YOUR TASK:
Drop every picture, then transcribe the remaining data exactly.

[start of MATERIAL PROVIDED]

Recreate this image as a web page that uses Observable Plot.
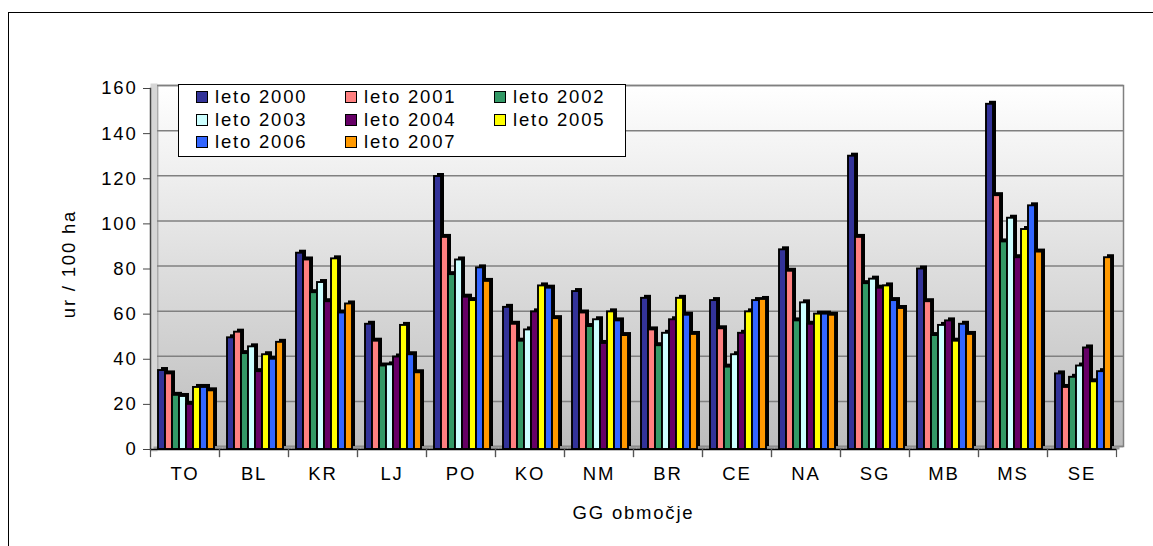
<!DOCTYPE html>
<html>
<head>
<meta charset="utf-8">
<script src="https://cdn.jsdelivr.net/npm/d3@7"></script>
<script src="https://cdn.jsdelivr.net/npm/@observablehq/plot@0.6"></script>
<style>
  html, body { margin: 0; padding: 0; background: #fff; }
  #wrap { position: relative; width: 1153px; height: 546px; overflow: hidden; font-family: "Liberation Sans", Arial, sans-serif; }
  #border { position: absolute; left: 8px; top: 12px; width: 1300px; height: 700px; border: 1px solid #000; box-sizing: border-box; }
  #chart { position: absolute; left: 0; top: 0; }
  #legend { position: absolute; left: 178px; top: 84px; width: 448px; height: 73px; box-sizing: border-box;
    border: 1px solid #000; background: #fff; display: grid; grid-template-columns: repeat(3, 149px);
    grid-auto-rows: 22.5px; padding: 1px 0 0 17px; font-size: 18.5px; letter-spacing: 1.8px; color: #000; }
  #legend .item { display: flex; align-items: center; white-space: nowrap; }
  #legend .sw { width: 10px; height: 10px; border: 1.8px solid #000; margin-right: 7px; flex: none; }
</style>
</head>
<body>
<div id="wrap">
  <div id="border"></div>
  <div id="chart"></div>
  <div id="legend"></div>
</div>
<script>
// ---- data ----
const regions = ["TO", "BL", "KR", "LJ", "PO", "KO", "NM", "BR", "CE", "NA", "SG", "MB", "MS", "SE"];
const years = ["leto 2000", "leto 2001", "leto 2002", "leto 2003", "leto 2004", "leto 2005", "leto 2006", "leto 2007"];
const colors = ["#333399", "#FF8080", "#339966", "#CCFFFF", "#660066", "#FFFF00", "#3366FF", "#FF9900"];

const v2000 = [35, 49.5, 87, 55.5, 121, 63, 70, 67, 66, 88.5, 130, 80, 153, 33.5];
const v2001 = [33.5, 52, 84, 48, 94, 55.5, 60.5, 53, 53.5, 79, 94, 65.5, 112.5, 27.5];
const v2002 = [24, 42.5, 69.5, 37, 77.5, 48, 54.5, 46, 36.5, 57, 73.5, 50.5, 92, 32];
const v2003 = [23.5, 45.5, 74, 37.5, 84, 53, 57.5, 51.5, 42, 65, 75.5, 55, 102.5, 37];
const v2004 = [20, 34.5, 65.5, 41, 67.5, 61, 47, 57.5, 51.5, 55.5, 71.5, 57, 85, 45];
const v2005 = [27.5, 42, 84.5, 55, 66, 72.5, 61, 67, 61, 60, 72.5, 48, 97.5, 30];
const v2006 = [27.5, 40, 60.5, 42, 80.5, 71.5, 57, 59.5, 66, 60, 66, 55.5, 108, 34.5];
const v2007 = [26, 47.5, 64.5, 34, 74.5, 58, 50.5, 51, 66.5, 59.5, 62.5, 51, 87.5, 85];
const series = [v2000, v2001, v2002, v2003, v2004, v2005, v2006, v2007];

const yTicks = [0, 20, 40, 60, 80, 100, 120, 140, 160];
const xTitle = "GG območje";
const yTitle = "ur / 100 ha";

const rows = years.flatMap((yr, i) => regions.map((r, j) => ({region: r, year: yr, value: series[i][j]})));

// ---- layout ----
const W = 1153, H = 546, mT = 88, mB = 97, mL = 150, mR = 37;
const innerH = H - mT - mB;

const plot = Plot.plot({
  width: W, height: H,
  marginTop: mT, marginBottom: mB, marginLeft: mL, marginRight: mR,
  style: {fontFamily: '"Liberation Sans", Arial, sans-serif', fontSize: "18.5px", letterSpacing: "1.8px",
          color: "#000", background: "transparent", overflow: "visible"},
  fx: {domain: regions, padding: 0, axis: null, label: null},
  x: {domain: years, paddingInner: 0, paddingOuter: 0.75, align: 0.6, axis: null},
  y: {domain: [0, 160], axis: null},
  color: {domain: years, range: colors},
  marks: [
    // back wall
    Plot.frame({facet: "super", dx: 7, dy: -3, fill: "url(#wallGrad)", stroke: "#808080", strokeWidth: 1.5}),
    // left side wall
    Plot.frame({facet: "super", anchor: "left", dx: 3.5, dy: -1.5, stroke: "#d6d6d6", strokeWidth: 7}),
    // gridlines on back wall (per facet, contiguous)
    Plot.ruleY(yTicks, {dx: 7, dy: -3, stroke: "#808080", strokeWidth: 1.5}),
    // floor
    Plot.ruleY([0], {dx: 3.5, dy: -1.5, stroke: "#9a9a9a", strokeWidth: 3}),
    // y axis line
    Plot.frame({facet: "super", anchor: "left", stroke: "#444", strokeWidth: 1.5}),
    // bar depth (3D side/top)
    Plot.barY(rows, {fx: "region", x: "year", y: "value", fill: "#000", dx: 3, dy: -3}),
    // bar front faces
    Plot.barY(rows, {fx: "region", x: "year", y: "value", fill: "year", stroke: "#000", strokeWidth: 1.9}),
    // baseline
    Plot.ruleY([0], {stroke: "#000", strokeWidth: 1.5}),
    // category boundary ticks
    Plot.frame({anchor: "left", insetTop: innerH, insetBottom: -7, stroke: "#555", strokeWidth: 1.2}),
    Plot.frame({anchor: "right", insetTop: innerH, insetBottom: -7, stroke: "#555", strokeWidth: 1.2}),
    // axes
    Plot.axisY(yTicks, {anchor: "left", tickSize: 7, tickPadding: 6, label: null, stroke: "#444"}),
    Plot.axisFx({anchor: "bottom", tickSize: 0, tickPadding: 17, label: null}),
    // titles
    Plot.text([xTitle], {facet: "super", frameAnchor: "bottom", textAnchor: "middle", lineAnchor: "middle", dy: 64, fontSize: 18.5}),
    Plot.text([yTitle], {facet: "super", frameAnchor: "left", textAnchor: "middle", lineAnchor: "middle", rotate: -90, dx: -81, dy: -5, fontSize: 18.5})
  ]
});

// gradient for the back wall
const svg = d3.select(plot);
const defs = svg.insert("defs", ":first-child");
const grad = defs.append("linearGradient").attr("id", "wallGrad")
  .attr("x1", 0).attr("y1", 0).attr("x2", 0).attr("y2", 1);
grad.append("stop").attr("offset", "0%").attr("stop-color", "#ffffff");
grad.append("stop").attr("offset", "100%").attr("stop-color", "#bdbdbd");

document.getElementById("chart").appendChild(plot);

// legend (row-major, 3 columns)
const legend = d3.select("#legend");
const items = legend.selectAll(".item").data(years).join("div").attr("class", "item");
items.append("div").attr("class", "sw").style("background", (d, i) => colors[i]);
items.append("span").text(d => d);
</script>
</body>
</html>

[end of MATERIAL PROVIDED]

TASK RESULT:
Recreate this image as a web page that uses Observable Plot.
<!DOCTYPE html>
<html>
<head>
<meta charset="utf-8">
<script src="https://cdn.jsdelivr.net/npm/d3@7"></script>
<script src="https://cdn.jsdelivr.net/npm/@observablehq/plot@0.6"></script>
<style>
  html, body { margin: 0; padding: 0; background: #fff; }
  #wrap { position: relative; width: 1153px; height: 546px; overflow: hidden; font-family: "Liberation Sans", Arial, sans-serif; }
  #border { position: absolute; left: 8px; top: 12px; width: 1300px; height: 700px; border: 1px solid #000; box-sizing: border-box; }
  #chart { position: absolute; left: 0; top: 0; }
  #legend { position: absolute; left: 178px; top: 84px; width: 448px; height: 73px; box-sizing: border-box;
    border: 1px solid #000; background: #fff; display: grid; grid-template-columns: repeat(3, 149px);
    grid-auto-rows: 22.5px; padding: 1px 0 0 17px; font-size: 18.5px; letter-spacing: 1.8px; color: #000; }
  #legend .item { display: flex; align-items: center; white-space: nowrap; }
  #legend .sw { width: 10px; height: 10px; border: 1.8px solid #000; margin-right: 7px; flex: none; }
</style>
</head>
<body>
<div id="wrap">
  <div id="border"></div>
  <div id="chart"></div>
  <div id="legend"></div>
</div>
<script>
// ---- data ----
const regions = ["TO", "BL", "KR", "LJ", "PO", "KO", "NM", "BR", "CE", "NA", "SG", "MB", "MS", "SE"];
const years = ["leto 2000", "leto 2001", "leto 2002", "leto 2003", "leto 2004", "leto 2005", "leto 2006", "leto 2007"];
const colors = ["#333399", "#FF8080", "#339966", "#CCFFFF", "#660066", "#FFFF00", "#3366FF", "#FF9900"];

const v2000 = [35, 49.5, 87, 55.5, 121, 63, 70, 67, 66, 88.5, 130, 80, 153, 33.5];
const v2001 = [33.5, 52, 84, 48, 94, 55.5, 60.5, 53, 53.5, 79, 94, 65.5, 112.5, 27.5];
const v2002 = [24, 42.5, 69.5, 37, 77.5, 48, 54.5, 46, 36.5, 57, 73.5, 50.5, 92, 32];
const v2003 = [23.5, 45.5, 74, 37.5, 84, 53, 57.5, 51.5, 42, 65, 75.5, 55, 102.5, 37];
const v2004 = [20, 34.5, 65.5, 41, 67.5, 61, 47, 57.5, 51.5, 55.5, 71.5, 57, 85, 45];
const v2005 = [27.5, 42, 84.5, 55, 66, 72.5, 61, 67, 61, 60, 72.5, 48, 97.5, 30];
const v2006 = [27.5, 40, 60.5, 42, 80.5, 71.5, 57, 59.5, 66, 60, 66, 55.5, 108, 34.5];
const v2007 = [26, 47.5, 64.5, 34, 74.5, 58, 50.5, 51, 66.5, 59.5, 62.5, 51, 87.5, 85];
const series = [v2000, v2001, v2002, v2003, v2004, v2005, v2006, v2007];

const yTicks = [0, 20, 40, 60, 80, 100, 120, 140, 160];
const xTitle = "GG območje";
const yTitle = "ur / 100 ha";

const rows = years.flatMap((yr, i) => regions.map((r, j) => ({region: r, year: yr, value: series[i][j]})));

// ---- layout ----
const W = 1153, H = 546, mT = 88, mB = 97, mL = 150, mR = 37;
const innerH = H - mT - mB;

const plot = Plot.plot({
  width: W, height: H,
  marginTop: mT, marginBottom: mB, marginLeft: mL, marginRight: mR,
  style: {fontFamily: '"Liberation Sans", Arial, sans-serif', fontSize: "18.5px", letterSpacing: "1.8px",
          color: "#000", background: "transparent", overflow: "visible"},
  fx: {domain: regions, padding: 0, axis: null, label: null},
  x: {domain: years, paddingInner: 0, paddingOuter: 0.75, align: 0.6, axis: null},
  y: {domain: [0, 160], axis: null},
  color: {domain: years, range: colors},
  marks: [
    // back wall
    Plot.frame({facet: "super", dx: 7, dy: -3, fill: "url(#wallGrad)", stroke: "#808080", strokeWidth: 1.5}),
    // left side wall
    Plot.frame({facet: "super", anchor: "left", dx: 3.5, dy: -1.5, stroke: "#d6d6d6", strokeWidth: 7}),
    // gridlines on back wall (per facet, contiguous)
    Plot.ruleY(yTicks, {dx: 7, dy: -3, stroke: "#808080", strokeWidth: 1.5}),
    // floor
    Plot.ruleY([0], {dx: 3.5, dy: -1.5, stroke: "#9a9a9a", strokeWidth: 3}),
    // y axis line
    Plot.frame({facet: "super", anchor: "left", stroke: "#444", strokeWidth: 1.5}),
    // bar depth (3D side/top)
    Plot.barY(rows, {fx: "region", x: "year", y: "value", fill: "#000", dx: 3, dy: -3}),
    // bar front faces
    Plot.barY(rows, {fx: "region", x: "year", y: "value", fill: "year", stroke: "#000", strokeWidth: 1.9}),
    // baseline
    Plot.ruleY([0], {stroke: "#000", strokeWidth: 1.5}),
    // category boundary ticks
    Plot.frame({anchor: "left", insetTop: innerH, insetBottom: -7, stroke: "#555", strokeWidth: 1.2}),
    Plot.frame({anchor: "right", insetTop: innerH, insetBottom: -7, stroke: "#555", strokeWidth: 1.2}),
    // axes
    Plot.axisY(yTicks, {anchor: "left", tickSize: 7, tickPadding: 6, label: null, stroke: "#444"}),
    Plot.axisFx({anchor: "bottom", tickSize: 0, tickPadding: 17, label: null}),
    // titles
    Plot.text([xTitle], {facet: "super", frameAnchor: "bottom", textAnchor: "middle", lineAnchor: "middle", dy: 64, fontSize: 18.5}),
    Plot.text([yTitle], {facet: "super", frameAnchor: "left", textAnchor: "middle", lineAnchor: "middle", rotate: -90, dx: -81, dy: -5, fontSize: 18.5})
  ]
});

// gradient for the back wall
const svg = d3.select(plot);
const defs = svg.insert("defs", ":first-child");
const grad = defs.append("linearGradient").attr("id", "wallGrad")
  .attr("x1", 0).attr("y1", 0).attr("x2", 0).attr("y2", 1);
grad.append("stop").attr("offset", "0%").attr("stop-color", "#ffffff");
grad.append("stop").attr("offset", "100%").attr("stop-color", "#bdbdbd");

document.getElementById("chart").appendChild(plot);

// legend (row-major, 3 columns)
const legend = d3.select("#legend");
const items = legend.selectAll(".item").data(years).join("div").attr("class", "item");
items.append("div").attr("class", "sw").style("background", (d, i) => colors[i]);
items.append("span").text(d => d);
</script>
</body>
</html>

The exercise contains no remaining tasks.